May, 2018
I am just shy of high school graduation. My friend Landon has picked me up in his mother’s minivan—I have a car, but it’s more fun to ride together. We are southbound from Centreville, Maryland to Easton, two county lines to cross; a thirty-minute embarkation. Our purpose is seeing Deadpool 2.
I have chosen to pull from my closet an ill-fitting Deadpool t-shirt. Landon’s mad about this, because he thinks it’ll mark us as the bad kind of nerd—already, in the Mid-Trump years, these distinctions are forming. We don’t want to look like we want to see Deadpool 2. That would indicate us as being the same sort of people who enjoy The Big Bang Theory, or Minecraft Youtube videos (by this point in our lives, we’ve outgrown both, but know plenty of people still enjoying them. They disgust us more than depress us). I mostly wore the shirt because I knew it would annoy him, and because I thought that his annoyance would be funny. It was.

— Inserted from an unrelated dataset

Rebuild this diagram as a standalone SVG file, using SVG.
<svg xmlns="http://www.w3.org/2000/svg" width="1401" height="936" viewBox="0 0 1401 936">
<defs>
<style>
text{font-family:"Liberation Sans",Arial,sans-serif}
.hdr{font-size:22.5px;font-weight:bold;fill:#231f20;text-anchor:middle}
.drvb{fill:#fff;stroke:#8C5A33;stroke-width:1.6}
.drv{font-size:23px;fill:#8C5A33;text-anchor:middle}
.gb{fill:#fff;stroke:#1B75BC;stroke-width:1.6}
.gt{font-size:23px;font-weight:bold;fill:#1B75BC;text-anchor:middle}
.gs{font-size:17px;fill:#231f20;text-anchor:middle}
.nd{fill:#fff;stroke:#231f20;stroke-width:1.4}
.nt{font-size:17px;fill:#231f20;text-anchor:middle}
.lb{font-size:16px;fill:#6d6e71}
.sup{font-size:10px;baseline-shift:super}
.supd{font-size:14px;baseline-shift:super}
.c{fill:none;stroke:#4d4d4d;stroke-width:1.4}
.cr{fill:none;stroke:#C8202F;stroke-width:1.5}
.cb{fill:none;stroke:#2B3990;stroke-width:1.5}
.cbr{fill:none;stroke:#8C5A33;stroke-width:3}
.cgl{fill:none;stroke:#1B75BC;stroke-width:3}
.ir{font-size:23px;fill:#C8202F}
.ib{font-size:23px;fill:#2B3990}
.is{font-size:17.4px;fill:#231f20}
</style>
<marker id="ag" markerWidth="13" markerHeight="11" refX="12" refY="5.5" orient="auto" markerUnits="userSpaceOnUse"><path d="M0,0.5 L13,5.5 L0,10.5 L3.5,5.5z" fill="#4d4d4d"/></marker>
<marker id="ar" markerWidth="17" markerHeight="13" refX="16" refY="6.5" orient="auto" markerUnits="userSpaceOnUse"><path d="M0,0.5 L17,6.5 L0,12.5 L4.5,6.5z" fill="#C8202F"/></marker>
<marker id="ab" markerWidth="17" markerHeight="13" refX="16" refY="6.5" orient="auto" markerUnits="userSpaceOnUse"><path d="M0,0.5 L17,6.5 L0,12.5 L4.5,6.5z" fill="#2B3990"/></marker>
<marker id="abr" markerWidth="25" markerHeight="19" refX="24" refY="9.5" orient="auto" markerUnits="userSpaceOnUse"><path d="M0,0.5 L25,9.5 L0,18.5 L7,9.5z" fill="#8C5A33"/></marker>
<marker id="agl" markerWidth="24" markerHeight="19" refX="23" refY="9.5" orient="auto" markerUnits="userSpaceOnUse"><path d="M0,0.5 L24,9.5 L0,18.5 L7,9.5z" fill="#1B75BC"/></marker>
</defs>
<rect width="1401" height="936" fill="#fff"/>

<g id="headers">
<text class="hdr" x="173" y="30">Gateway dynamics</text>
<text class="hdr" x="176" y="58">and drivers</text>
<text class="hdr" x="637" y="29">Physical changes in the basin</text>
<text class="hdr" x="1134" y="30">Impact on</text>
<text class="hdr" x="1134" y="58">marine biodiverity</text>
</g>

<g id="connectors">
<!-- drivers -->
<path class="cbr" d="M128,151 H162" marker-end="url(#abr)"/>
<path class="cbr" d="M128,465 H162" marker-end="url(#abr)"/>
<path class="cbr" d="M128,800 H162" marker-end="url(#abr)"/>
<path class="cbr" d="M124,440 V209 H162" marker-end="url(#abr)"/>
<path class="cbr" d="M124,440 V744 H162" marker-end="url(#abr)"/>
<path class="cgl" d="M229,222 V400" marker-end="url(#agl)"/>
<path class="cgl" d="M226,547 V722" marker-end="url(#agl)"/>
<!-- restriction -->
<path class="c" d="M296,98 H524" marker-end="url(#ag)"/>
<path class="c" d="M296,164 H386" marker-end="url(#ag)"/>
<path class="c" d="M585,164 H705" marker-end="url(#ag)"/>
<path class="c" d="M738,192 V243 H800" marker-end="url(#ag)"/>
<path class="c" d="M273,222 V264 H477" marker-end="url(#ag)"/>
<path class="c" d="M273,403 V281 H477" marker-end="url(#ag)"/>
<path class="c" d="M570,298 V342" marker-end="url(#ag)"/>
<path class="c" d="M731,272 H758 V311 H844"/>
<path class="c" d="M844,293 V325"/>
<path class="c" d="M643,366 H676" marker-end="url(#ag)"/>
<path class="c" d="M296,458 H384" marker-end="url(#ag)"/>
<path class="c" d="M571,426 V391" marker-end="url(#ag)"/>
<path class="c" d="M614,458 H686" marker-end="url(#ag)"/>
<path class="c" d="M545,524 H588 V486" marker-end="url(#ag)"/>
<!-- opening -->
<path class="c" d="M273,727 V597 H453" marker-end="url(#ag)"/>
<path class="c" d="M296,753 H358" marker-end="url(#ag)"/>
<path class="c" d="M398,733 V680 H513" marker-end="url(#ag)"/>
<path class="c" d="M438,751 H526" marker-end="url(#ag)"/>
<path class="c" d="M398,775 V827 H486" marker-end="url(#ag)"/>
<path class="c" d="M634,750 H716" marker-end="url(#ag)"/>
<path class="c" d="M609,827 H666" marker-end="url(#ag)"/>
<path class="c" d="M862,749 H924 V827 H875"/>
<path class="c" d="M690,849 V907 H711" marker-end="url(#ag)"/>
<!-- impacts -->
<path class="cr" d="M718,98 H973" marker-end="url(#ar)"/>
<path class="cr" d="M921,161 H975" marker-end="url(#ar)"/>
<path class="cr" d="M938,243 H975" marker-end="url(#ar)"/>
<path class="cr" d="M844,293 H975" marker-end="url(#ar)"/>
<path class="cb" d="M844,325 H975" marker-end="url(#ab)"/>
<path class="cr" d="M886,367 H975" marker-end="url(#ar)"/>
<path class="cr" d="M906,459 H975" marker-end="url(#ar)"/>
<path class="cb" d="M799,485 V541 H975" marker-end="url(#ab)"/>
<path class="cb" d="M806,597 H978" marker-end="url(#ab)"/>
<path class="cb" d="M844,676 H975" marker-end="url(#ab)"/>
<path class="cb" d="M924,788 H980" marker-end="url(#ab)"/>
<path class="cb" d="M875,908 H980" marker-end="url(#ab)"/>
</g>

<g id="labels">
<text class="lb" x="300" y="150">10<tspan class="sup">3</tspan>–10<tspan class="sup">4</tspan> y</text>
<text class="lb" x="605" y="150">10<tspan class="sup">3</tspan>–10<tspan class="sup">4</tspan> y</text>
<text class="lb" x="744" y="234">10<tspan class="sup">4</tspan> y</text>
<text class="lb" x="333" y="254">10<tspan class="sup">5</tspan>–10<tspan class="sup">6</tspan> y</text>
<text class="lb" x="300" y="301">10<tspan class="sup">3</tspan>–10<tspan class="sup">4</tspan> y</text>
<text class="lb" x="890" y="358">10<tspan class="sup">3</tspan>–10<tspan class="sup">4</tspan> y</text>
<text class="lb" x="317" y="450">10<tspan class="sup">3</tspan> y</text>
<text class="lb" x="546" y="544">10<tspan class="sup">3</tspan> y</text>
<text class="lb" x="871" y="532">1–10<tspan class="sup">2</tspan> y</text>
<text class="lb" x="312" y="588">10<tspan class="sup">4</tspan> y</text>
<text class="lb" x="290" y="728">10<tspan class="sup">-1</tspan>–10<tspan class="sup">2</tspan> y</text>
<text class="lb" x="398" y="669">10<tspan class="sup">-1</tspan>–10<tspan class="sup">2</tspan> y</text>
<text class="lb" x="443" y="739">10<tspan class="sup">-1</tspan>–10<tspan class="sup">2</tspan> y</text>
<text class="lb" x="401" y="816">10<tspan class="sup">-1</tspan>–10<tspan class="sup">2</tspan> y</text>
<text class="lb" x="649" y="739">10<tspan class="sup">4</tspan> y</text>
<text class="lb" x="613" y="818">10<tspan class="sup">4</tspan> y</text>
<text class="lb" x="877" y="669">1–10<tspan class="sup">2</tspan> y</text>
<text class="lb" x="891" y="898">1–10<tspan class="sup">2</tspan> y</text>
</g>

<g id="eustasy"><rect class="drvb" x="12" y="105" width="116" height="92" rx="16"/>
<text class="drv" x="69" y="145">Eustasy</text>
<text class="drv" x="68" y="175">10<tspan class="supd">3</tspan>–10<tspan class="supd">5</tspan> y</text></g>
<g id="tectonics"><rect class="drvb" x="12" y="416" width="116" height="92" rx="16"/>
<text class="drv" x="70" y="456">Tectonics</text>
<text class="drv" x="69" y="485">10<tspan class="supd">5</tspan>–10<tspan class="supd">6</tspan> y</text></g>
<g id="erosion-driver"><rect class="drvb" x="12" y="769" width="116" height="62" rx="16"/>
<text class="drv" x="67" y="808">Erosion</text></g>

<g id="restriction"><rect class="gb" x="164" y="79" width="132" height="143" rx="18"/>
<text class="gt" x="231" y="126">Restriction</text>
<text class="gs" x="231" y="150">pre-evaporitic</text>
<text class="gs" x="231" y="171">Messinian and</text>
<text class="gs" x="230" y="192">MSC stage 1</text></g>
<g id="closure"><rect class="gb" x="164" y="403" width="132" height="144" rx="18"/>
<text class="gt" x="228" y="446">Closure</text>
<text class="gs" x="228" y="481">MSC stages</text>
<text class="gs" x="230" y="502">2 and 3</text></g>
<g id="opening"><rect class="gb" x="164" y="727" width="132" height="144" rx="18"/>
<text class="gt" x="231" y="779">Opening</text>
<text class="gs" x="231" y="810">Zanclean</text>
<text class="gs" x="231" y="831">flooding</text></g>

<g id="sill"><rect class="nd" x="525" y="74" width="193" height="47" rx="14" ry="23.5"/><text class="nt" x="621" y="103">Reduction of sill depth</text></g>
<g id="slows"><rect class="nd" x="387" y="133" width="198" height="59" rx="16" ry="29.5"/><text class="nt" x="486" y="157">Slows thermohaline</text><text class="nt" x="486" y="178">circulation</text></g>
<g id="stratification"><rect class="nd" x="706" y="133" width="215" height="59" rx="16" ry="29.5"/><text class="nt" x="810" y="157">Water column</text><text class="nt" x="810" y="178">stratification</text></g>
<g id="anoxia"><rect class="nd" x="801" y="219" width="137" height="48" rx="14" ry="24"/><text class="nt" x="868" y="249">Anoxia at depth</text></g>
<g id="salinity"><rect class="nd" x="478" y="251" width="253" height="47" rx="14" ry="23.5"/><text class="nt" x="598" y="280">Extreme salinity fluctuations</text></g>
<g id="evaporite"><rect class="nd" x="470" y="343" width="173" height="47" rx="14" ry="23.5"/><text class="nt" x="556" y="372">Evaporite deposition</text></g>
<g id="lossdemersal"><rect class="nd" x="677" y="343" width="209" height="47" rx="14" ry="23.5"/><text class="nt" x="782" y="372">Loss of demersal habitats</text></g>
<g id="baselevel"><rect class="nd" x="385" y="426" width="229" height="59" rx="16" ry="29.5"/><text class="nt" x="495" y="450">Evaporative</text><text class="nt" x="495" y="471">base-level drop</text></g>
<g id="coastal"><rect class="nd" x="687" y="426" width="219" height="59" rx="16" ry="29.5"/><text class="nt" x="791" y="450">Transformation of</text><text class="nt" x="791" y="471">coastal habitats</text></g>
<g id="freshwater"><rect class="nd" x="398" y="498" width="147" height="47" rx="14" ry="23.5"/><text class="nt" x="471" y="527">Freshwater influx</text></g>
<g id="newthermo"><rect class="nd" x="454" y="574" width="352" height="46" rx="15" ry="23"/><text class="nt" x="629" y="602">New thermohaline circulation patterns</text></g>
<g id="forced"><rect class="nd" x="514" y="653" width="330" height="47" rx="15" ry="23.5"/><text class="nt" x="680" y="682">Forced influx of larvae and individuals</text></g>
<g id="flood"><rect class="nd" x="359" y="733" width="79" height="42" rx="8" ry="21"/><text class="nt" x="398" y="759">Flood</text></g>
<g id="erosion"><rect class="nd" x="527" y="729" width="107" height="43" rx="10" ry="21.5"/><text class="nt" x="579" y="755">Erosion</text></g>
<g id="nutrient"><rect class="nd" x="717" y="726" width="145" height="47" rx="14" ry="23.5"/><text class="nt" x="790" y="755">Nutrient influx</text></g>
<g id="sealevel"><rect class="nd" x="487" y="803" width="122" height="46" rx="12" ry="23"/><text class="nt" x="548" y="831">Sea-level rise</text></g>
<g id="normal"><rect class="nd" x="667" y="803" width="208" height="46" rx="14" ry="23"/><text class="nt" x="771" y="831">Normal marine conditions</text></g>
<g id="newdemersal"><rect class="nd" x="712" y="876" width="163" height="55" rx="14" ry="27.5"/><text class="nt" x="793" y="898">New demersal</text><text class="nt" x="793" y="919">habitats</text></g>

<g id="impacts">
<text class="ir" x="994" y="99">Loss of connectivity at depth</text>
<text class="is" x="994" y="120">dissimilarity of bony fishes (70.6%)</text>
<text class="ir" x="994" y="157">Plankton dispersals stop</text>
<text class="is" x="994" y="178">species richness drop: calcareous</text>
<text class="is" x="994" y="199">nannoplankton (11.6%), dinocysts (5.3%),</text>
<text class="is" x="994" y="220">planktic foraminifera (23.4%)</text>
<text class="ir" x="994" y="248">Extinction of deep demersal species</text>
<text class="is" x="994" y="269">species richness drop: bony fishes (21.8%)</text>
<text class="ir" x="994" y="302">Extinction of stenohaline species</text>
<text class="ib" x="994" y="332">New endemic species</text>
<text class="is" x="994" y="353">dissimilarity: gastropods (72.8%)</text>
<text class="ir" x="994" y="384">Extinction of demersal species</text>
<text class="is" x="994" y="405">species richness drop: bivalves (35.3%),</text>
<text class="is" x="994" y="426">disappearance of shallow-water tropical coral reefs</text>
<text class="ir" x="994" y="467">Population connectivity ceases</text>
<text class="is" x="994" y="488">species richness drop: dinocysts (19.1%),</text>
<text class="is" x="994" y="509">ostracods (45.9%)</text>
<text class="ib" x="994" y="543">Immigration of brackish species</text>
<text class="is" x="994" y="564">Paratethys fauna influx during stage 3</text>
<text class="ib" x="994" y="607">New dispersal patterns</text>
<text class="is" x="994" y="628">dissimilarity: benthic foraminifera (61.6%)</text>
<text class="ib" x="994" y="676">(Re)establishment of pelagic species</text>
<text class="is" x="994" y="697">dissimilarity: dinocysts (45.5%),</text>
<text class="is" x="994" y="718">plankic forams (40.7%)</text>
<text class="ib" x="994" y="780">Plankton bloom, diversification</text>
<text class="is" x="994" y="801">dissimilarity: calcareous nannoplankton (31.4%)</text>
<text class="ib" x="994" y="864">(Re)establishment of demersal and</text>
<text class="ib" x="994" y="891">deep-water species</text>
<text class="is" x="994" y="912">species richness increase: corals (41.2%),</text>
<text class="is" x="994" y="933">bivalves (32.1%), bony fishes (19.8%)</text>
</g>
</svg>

Mid-way down the highway, a tire blows. Neither one of us knew how to fix it. Landon’s Dad drove down and rescued us, bringing a spare to change the tire and loaning us a second vehicle. My Mom, for her part, called the theater and got them to exchange the tickets for a later showing. This left us with enough time to go to Chilis before the movie. I ordered some sort of Chicken Sandwich.
Anyway, this is all a workaround to admitting I am a biased review of both any Ryan Reynolds-led Deadpool movie, and of superhero film (hereafter: capeshit) as a genre more broadly. It is an inherently adolescent form, which represents to me my own adolescence, and a person I have outgrown. That’s all to say, Deadpool 2 came for me right at the hinge point between being able to unironically love a superhero movie and being turned off from the idea of a corporate-blockbuster-megahit in general. They give me the shakes, the way that things one enjoyed as a child tend to. And further, 2018 was a brilliant market moment for capeshit, with Deadpool 2 hitting between the third Avengers movie and the first Spiderverse one. Deadpool and Wolverine encountered a different landscape, and a different me.
July 2024
So, 6 years go by. Disney merges with Fox, Ryan Reynolds undergoes another round of eternal youth blood transfusions, and I go through college and into graduate school. And finally, we have a new Deadpool.
Having already established myself as an unreliable critic (if there can be such a thing as a trustworthy one), I will now admit: I didn’t like it. 4/10. Deadpool is annoying, and Wolverine is a completely useless addition. From an artistic point of view, I’m unclear on why this movie was made, and doubly unsure who it is for. From a practical point of view, I know the answer to both; money and the fans, respectively.
I will not be taking the easy shot of dunking on superhero movie fans—after all, I go see all this crap too. We’re swiveling back around to a jocular, bullying culture, and I refuse to endorse that by mocking the Marvel nerds. Outside our imagination, there is no ur-Marvel fan, anyhow; one can watch Avengers and also enjoy La Strada. It’s not mutually exclusive to enjoy a terrible movie and also a good one, at least any more. So I’ll have to talk about money.
And there’s a lot of it. Deadpool and Wolverine has made approximately seven billion wheelbarrows full of money, and is set to make more. In a sense, it may be the shot in the arm capeshit needed—the MCU seemed like it was in danger until this week. Which is funny, because that’s the only overriding theme in the movie: Deadpool dubs himself “Marvel Jesus” and tells Wolverine “They’ll never stop making these. You’ll be here ‘til you’re ninety.”
They reiterate that line at the end. And it’s true—they have enough money to throw at Hugh Jackman that he’ll never stop donning the spandex. Same with Reynolds, and with Robert Downey jr. (recently announced to be returning). Combine this with the predatory business practices Disney takes toward competing films, choking them out by using greater market share to avoid sharing screens, a portrait begins to emerge of a capitalistic ouroboros. The snake eats its own tail, in a perfect loop. They’re gonna keep making these movies until the total collapse of the Walt Disney Company, or (more likely) the heat death of the universe.
Deadpool and Wolverine wasn’t a “good” movie, but you don’t need me to tell you that. Nor does it matter whether I do or don’t, it’s going to make gangbusters anyway. Capeshit-as-metacommentary upon itself only means that the film comments upon, not criticizes this development. It justifies its own lack of risk-taking, down to bringing back Jackman as Wolverine, and its own rushed appearance (making jokes about the bad fight scenes and special effects does not improve the fight scenes, or the special effects). But it’s the only game in the town of mass culture, so people are going to continue to play—some enthusiastically, some less so—until the blockage shifts. We’re in 2024, and while some films (I Saw the TV Glow, for example) seem to be aware of this, Deadpool and Wolverine is evidence that some major section of our cultural economy still hasn’t made it out of 2014.